Problem description. Pull out each line of the data that includes the word "drawn".

Stored data.
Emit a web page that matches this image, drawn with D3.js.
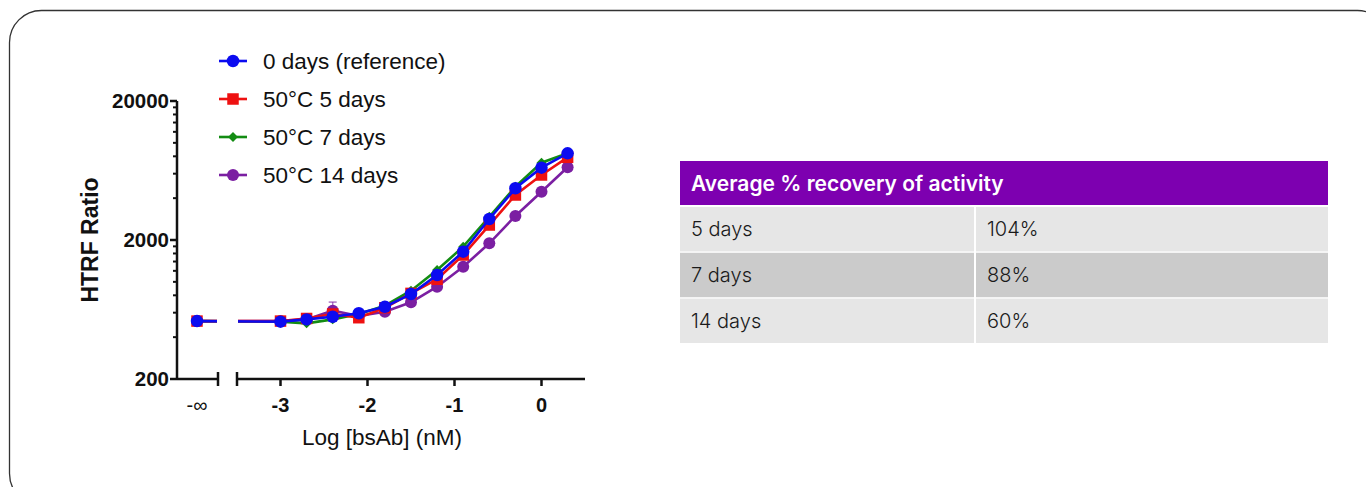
<!DOCTYPE html>
<html>
<head>
<meta charset="utf-8">
<script src="https://cdn.jsdelivr.net/npm/d3@7/dist/d3.min.js"></script>
<style>
  html, body { margin: 0; padding: 0; background: #fff; }
  svg { display: block; }
  .chart text { font-family: "Liberation Sans", Arial, sans-serif; fill: #111; }
  .tbl text { font-family: "Inter", "Noto Sans", sans-serif; }
</style>
</head>
<body>
<svg id="graph" width="1366" height="487"></svg>
<script>
// dose points (log nM); the first one is the blank, drawn at -infinity
const logDose = [null, -3, -2.7, -2.4, -2.1, -1.8, -1.5, -1.2, -0.9, -0.6, -0.3, 0, 0.3];

const day0   = [522, 517, 537, 561, 594, 662, 817, 1120, 1648, 2832, 4710, 6630, 8410];
const day5   = [522, 522, 545, 587, 552, 651, 826, 1043, 1560, 2563, 4214, 5870, 7870];
const day7   = [522, 517, 503, 537, 587, 673, 863, 1217, 1790, 2940, 4840, 7190, 8410];
const day14  = [522, 522, 537, 620, 568, 610, 713, 923, 1285, 1893, 2978, 4450, 6670];
const day14Err = [0, 0, 0, 95, 0, 0, 0, 0, 0, 0, 0, 0, 0];

const seriesNames = ['0 days (reference)', '50\u00B0C 5 days', '50\u00B0C 7 days', '50\u00B0C 14 days'];
const xTicks = [-3, -2, -1, 0];
const yMajor = [200, 2000, 20000];

const tableHeader = 'Average % recovery of activity';
const tableRows = ['5 days', '7 days', '14 days'];
const tableValues = ['104%', '88%', '60%'];

const svg = d3.select('#graph');

// card outline
svg.append('rect')
    .attr('x', 9.5).attr('y', 10.5)
    .attr('width', 1380).attr('height', 495)
    .attr('rx', 32)
    .attr('fill', 'none')
    .attr('stroke', '#333')
    .attr('stroke-width', 1.3);

// ---- chart ----
const chart = svg.append('g').attr('class', 'chart');

const y = d3.scaleLog().domain([200, 20000]).range([379, 101]);
const x = d3.scaleLinear().domain([-3.5, 0.5]).range([237, 585]);
const xInf = 197;           // position of the -inf point
const axisX = 177;
const seg1End = 218;

const px = v => v === null ? xInf : x(v);

// y axis
chart.append('line')
    .attr('x1', axisX).attr('x2', axisX)
    .attr('y1', y(20000)).attr('y2', y(200))
    .attr('stroke', '#111').attr('stroke-width', 2.5);

const minor = [];
[200, 2000].forEach(d => { for (let k = 2; k <= 9; k++) minor.push(d * k); });
chart.selectAll('.ymin').data(minor).enter().append('line')
    .attr('x1', axisX - 4).attr('x2', axisX)
    .attr('y1', d => y(d)).attr('y2', d => y(d))
    .attr('stroke', '#111').attr('stroke-width', 2);
chart.selectAll('.ymaj').data(yMajor).enter().append('line')
    .attr('x1', axisX - 7).attr('x2', axisX)
    .attr('y1', d => y(d)).attr('y2', d => y(d))
    .attr('stroke', '#111').attr('stroke-width', 2.5);
chart.selectAll('.ylab').data(yMajor).enter().append('text')
    .attr('x', axisX - 8).attr('y', d => y(d) + 7)
    .attr('text-anchor', 'end')
    .attr('font-size', 20.5).attr('font-weight', 'bold')
    .text(d => d);

chart.append('text')
    .attr('transform', `translate(98,240) rotate(-90)`)
    .attr('text-anchor', 'middle')
    .attr('font-size', 23).attr('font-weight', 'bold')
    .text('HTRF Ratio');

// x axis, broken in two segments
const axisY = y(200);
chart.append('line')
    .attr('x1', axisX).attr('x2', seg1End)
    .attr('y1', axisY).attr('y2', axisY)
    .attr('stroke', '#111').attr('stroke-width', 2.5);
chart.append('line')
    .attr('x1', x(-3.5)).attr('x2', x(0.5))
    .attr('y1', axisY).attr('y2', axisY)
    .attr('stroke', '#111').attr('stroke-width', 2.5);
[seg1End, x(-3.5)].forEach(bx => {
    chart.append('line')
        .attr('x1', bx).attr('x2', bx)
        .attr('y1', axisY - 7).attr('y2', axisY + 7)
        .attr('stroke', '#111').attr('stroke-width', 2.5);
});
chart.selectAll('.xt').data(xTicks).enter().append('line')
    .attr('x1', d => x(d)).attr('x2', d => x(d))
    .attr('y1', axisY).attr('y2', axisY + 7)
    .attr('stroke', '#111').attr('stroke-width', 2.5);
chart.selectAll('.xl').data(xTicks).enter().append('text')
    .attr('x', d => x(d)).attr('y', axisY + 33)
    .attr('text-anchor', 'middle')
    .attr('font-size', 20).attr('font-weight', 'bold')
    .text(d => d === 0 ? '0' : '-' + Math.abs(d));
chart.append('text')
    .attr('x', xInf).attr('y', axisY + 33)
    .attr('text-anchor', 'middle')
    .attr('font-size', 20)
    .text('-\u221E');

chart.append('text')
    .attr('x', 382).attr('y', 445)
    .attr('text-anchor', 'middle')
    .attr('font-size', 22.5)
    .text('Log [bsAb] (nM)');

// clip out the axis break
svg.append('defs').append('clipPath').attr('id', 'brk')
    .selectAll('rect').data([[180, seg1End - 1], [x(-3.5) + 1, 600]]).enter().append('rect')
    .attr('x', d => d[0]).attr('y', 40).attr('width', d => d[1] - d[0]).attr('height', 345);

const series = [
    { name: seriesNames[3], values: day14, err: day14Err, color: '#7b1fa2', shape: 'circle', size: 12 },
    { name: seriesNames[2], values: day7, color: '#138c13', shape: 'diamond', size: 7 },
    { name: seriesNames[1], values: day5, color: '#ee1111', shape: 'square', size: 11.5 },
    { name: seriesNames[0], values: day0, color: '#0b0bf0', shape: 'circle', size: 12.5 }
];

const symbolFor = s => {
    const t = s.shape === 'circle' ? d3.symbolCircle : d3.symbolSquare;
    const area = s.shape === 'circle' ? Math.PI * (s.size / 2) ** 2 : s.size * s.size;
    return d3.symbol().type(t).size(area)();
};
const rot = s => s.shape === 'diamond' ? ' rotate(45)' : '';

const lineGen = d3.line().x((d, i) => px(logDose[i])).y(d => y(d));

const plot = chart.append('g');
series.forEach(s => {
    const g = plot.append('g');
    g.append('path')
        .attr('d', lineGen(s.values))
        .attr('clip-path', 'url(#brk)')
        .attr('fill', 'none')
        .attr('stroke', s.color)
        .attr('stroke-width', 2.6);
    if (s.err) {
        s.values.forEach((v, i) => {
            if (!s.err[i]) return;
            const cx = px(logDose[i]);
            g.append('line').attr('x1', cx).attr('x2', cx)
                .attr('y1', y(v)).attr('y2', y(v + s.err[i]))
                .attr('stroke', s.color).attr('stroke-width', 1.5).attr('opacity', 0.6);
            g.append('line').attr('x1', cx - 4).attr('x2', cx + 4)
                .attr('y1', y(v + s.err[i])).attr('y2', y(v + s.err[i]))
                .attr('stroke', s.color).attr('stroke-width', 1.5).attr('opacity', 0.6);
        });
    }
    g.selectAll('path.pt').data(s.values).enter().append('path')
        .attr('class', 'pt')
        .attr('transform', (d, i) => `translate(${px(logDose[i])},${y(d)})${rot(s)}`)
        .attr('d', symbolFor(s))
        .attr('fill', s.color);
});

// legend
const legendOrder = [series[3], series[2], series[1], series[0]];
const legend = chart.append('g');
legendOrder.forEach((s, i) => {
    const ly = 61 + i * 38;
    legend.append('line')
        .attr('x1', 219).attr('x2', 247)
        .attr('y1', ly).attr('y2', ly)
        .attr('stroke', s.color).attr('stroke-width', 2.6);
    legend.append('path')
        .attr('transform', `translate(233,${ly})${rot(s)}`)
        .attr('d', symbolFor(s))
        .attr('fill', s.color);
    legend.append('text')
        .attr('x', 263).attr('y', ly + 8)
        .attr('font-size', 22.5)
        .attr('fill', '#222')
        .text(s.name);
});

// ---- table ----
const tbl = svg.append('g').attr('class', 'tbl');
const tx0 = 680, tx1 = 1328, colSplit = 975;
tbl.append('rect')
    .attr('x', tx0).attr('y', 161).attr('width', tx1 - tx0).attr('height', 44)
    .attr('fill', '#7d00b0');
tbl.append('text')
    .attr('x', 691).attr('y', 191)
    .attr('font-size', 21).attr('font-weight', 600)
    .attr('fill', '#fff')
    .text(tableHeader);

const rowY = d3.scaleBand().domain(tableRows).range([207, 343]).paddingInner(0.03);
const rowFill = ['#e6e6e6', '#cbcbcb', '#e6e6e6'];
tableRows.forEach((r, i) => {
    const ry = rowY(r), h = rowY.bandwidth();
    tbl.append('rect').attr('x', tx0).attr('y', ry)
        .attr('width', colSplit - tx0 - 1).attr('height', h).attr('fill', rowFill[i]);
    tbl.append('rect').attr('x', colSplit + 1).attr('y', ry)
        .attr('width', tx1 - colSplit - 1).attr('height', h).attr('fill', rowFill[i]);
    tbl.append('text').attr('x', 691).attr('y', ry + h / 2 + 7)
        .attr('font-size', 20).attr('font-weight', 300).attr('fill', '#1a1a1a')
        .text(r);
    tbl.append('text').attr('x', 987).attr('y', ry + h / 2 + 7)
        .attr('font-size', 20).attr('font-weight', 300).attr('fill', '#1a1a1a')
        .text(tableValues[i]);
});
</script>
</body>
</html>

Written response.
Emit a web page that matches this image, drawn with D3.js.
// dose points (log nM); the first one is the blank, drawn at -infinity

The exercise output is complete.